Question

A vertical right circular cylindrical tank has height h=8 feet high and diameter d=6 feet. It is full of kerosene weighing 50 pounds per cubic feet. How much work (W) does it take to pump all of the kerosene from the tank to an outlet which is at the level of the top of the tank?

Answer 1

Answer:

The work done to  pump all of the kerosene from the tank to an outlet is $W=45238.9\: J$  

Step-by-step explanation:

The work is defined by:

$W=\int dFdx$ (1)    

The force here will be the product between the volume and the kerosene weighing, so we have :

$dF=\pi R^{2}dy*50$

This force will be in-lbs.

Where R is the radius (3 feet)                    

Then using (1), we have:

$W=\int \pi R^{2}dy*50(8-y)$  

Here 8-y is a distance at some point of the tank. Now, to get the work done from the base to the top of the tank we will need to take integral from 0 to 8 feet.

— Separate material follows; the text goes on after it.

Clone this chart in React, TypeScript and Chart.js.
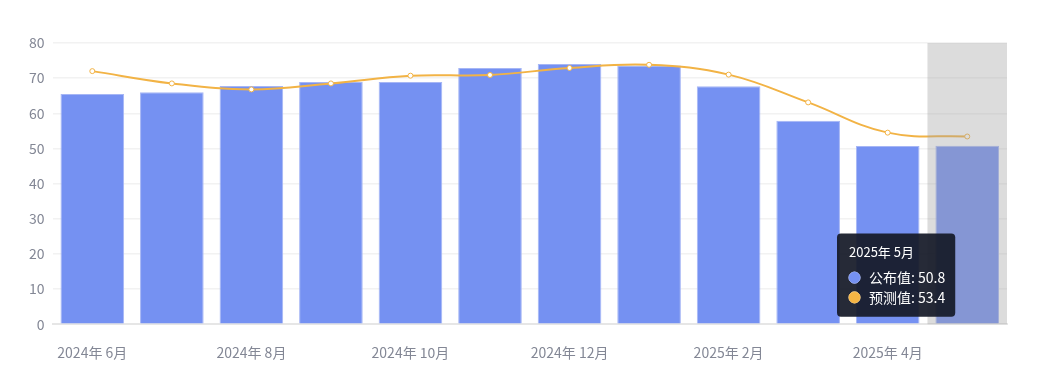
import React, { useEffect, useRef } from "react";
import { Chart, registerables, Tooltip } from "chart.js";

Chart.register(...registerables);

const categories = [
  "2024年 6月", "2024年 7月", "2024年 8月", "2024年 9月", "2024年 10月", "2024年 11月",
  "2024年 12月", "2025年 1月", "2025年 2月", "2025年 3月", "2025年 4月", "2025年 5月",
];
const publishedValues = [65.5, 66.0, 67.8, 68.9, 68.9, 72.9, 74.0, 73.6, 67.7, 57.9, 50.7, 50.8];
const forecastValues = [72.0, 68.5, 66.8, 68.5, 70.7, 70.9, 72.9, 73.8, 71.0, 63.1, 54.5, 53.4];
const yTicks = [0, 10, 20, 30, 40, 50, 60, 70, 80];
const activeIndex = 11;

const FONT = "'Noto Sans CJK SC', 'Noto Sans', sans-serif";

(Tooltip as any).positioners.besideBar = function (elements: any[]) {
  if (!elements.length) return false;
  const chart = (this as any).chart;
  const el = elements[0].element;
  return {
    x: el.x - 12,
    y: chart.chartArea.bottom - 49,
    xAlign: "right",
    yAlign: "center",
  };
};

const bandPlugin = {
  id: "hoverBand",
  afterDatasetsDraw(chart: any) {
    const { ctx, chartArea } = chart;
    const xScale = chart.scales.x;
    const step = (chartArea.right - chartArea.left) / categories.length;
    const cx = xScale.getPixelForValue(activeIndex);
    ctx.save();
    ctx.fillStyle = "rgba(160,160,160,0.37)";
    ctx.fillRect(cx - step / 2, chartArea.top, step, chartArea.bottom - chartArea.top);
    ctx.restore();
  },
};

export default function App() {
  const ref = useRef<HTMLCanvasElement>(null);
  useEffect(() => {
    if (!ref.current) return;
    const chart = new Chart(ref.current, {
      type: "bar",
      data: {
        labels: categories,
        datasets: [
          {
            type: "line",
            label: "预测值",
            data: forecastValues,
            borderColor: "#f2b345",
            backgroundColor: "#f5b544",
            borderWidth: 2,
            tension: 0.4,
            pointRadius: 2.5,
            pointHoverRadius: 2.5,
            pointBackgroundColor: "#ffffff",
            pointBorderColor: "#f2b345",
            pointBorderWidth: 1,
            pointHoverBackgroundColor: "#ffffff",
            pointHoverBorderColor: "#f2b345",
            pointHoverBorderWidth: 1,
            order: 0,
          } as any,
          {
            type: "bar",
            label: "公布值",
            data: publishedValues,
            backgroundColor: "#7591f2",
            hoverBackgroundColor: "#7591f2",
            borderColor: "#a6b6f5",
            hoverBorderColor: "#a6b6f5",
            borderWidth: 1,
            categoryPercentage: 0.8,
            barPercentage: 1,
            order: 1,
          },
        ],
      },
      options: {
        animation: false,
        responsive: true,
        maintainAspectRatio: false,
        events: [],
        layout: { padding: { left: 13, right: 23, top: 35, bottom: -5 } },
        scales: {
          x: {
            grid: { display: false, drawTicks: false },
            border: { display: true, color: "#e6e6e6", width: 2 },
            ticks: {
              autoSkip: false,
              maxRotation: 0,
              padding: 20,
              color: "#838795",
              font: { family: FONT, size: 14 },
              callback: (v: any, i: number) => (i % 2 === 0 ? categories[i] : ""),
            },
          },
          y: {
            min: yTicks[0],
            max: yTicks[yTicks.length - 1],
            afterBuildTicks: (axis: any) => {
              axis.ticks = yTicks.map((v) => ({ value: v }));
            },
            grid: { color: "#f2f2f2", drawTicks: false, lineWidth: 1.5 },
            border: { display: false },
            ticks: {
              padding: 8,
              color: "#838795",
              font: { family: FONT, size: 14 },
            },
          },
        },
        plugins: {
          legend: { display: false },
          tooltip: {
            enabled: true,
            position: "besideBar" as any,
            mode: "index",
            intersect: false,
            backgroundColor: "rgba(22,26,40,0.93)",
            titleColor: "#ffffff",
            bodyColor: "#ffffff",
            titleFont: { family: FONT, size: 13, weight: "normal" },
            bodyFont: { family: FONT, size: 14 },
            titleMarginBottom: 9,
            bodySpacing: 3,
            padding: { left: 12, right: 10, top: 11, bottom: 11 },
            cornerRadius: 4,
            caretSize: 0,
            caretPadding: 0,
            displayColors: true,
            usePointStyle: true,
            boxWidth: 11,
            boxHeight: 11,
            boxPadding: 7,
            itemSort: (a: any, b: any) => b.datasetIndex - a.datasetIndex,
            callbacks: {
              label: (c: any) => `${c.dataset.label}: ${c.parsed.y}`,
              labelColor: (c: any) => ({
                borderColor: c.datasetIndex === 1 ? "#7591f2" : "#f5b544",
                backgroundColor: c.datasetIndex === 1 ? "#7591f2" : "#f5b544",
                borderWidth: 0,
              }),
              labelPointStyle: () => ({ pointStyle: "circle", rotation: 0 }),
            },
          },
        },
      },
      plugins: [bandPlugin],
    });
    const active = [
      { datasetIndex: 1, index: activeIndex },
      { datasetIndex: 0, index: activeIndex },
    ];
    const meta = chart.getDatasetMeta(1);
    const el: any = meta.data[activeIndex];
    chart.tooltip!.setActiveElements(active, { x: el.x, y: el.y });
    chart.update();
    return () => chart.destroy();
  }, []);
  return (
    <div style={{ width: 1022, height: 368 }}>
      <canvas ref={ref} />
    </div>
  );
}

$W=\int_{0}^{8} \pi 3^{2}dy*50(8-y)$

$W=450\pi \int_{0}^{8}dy(8-y)$

$W=450\pi(\int_{0}^{8} 8dy-\int_{0}^{8} ydy)$

$W=450\pi(8y|_{0}^{8} -\frac{y^{2}}{2}|_{0}^{8})$  

$W=450\pi(8*8 -\frac{8^{2}}{2})$

$W=450\pi(64 -\frac{64}{2})$

Therefore, the work done to  pump all of the kerosene from the tank to an outlet is $W=45238.9\: J$  

I hope it helps you!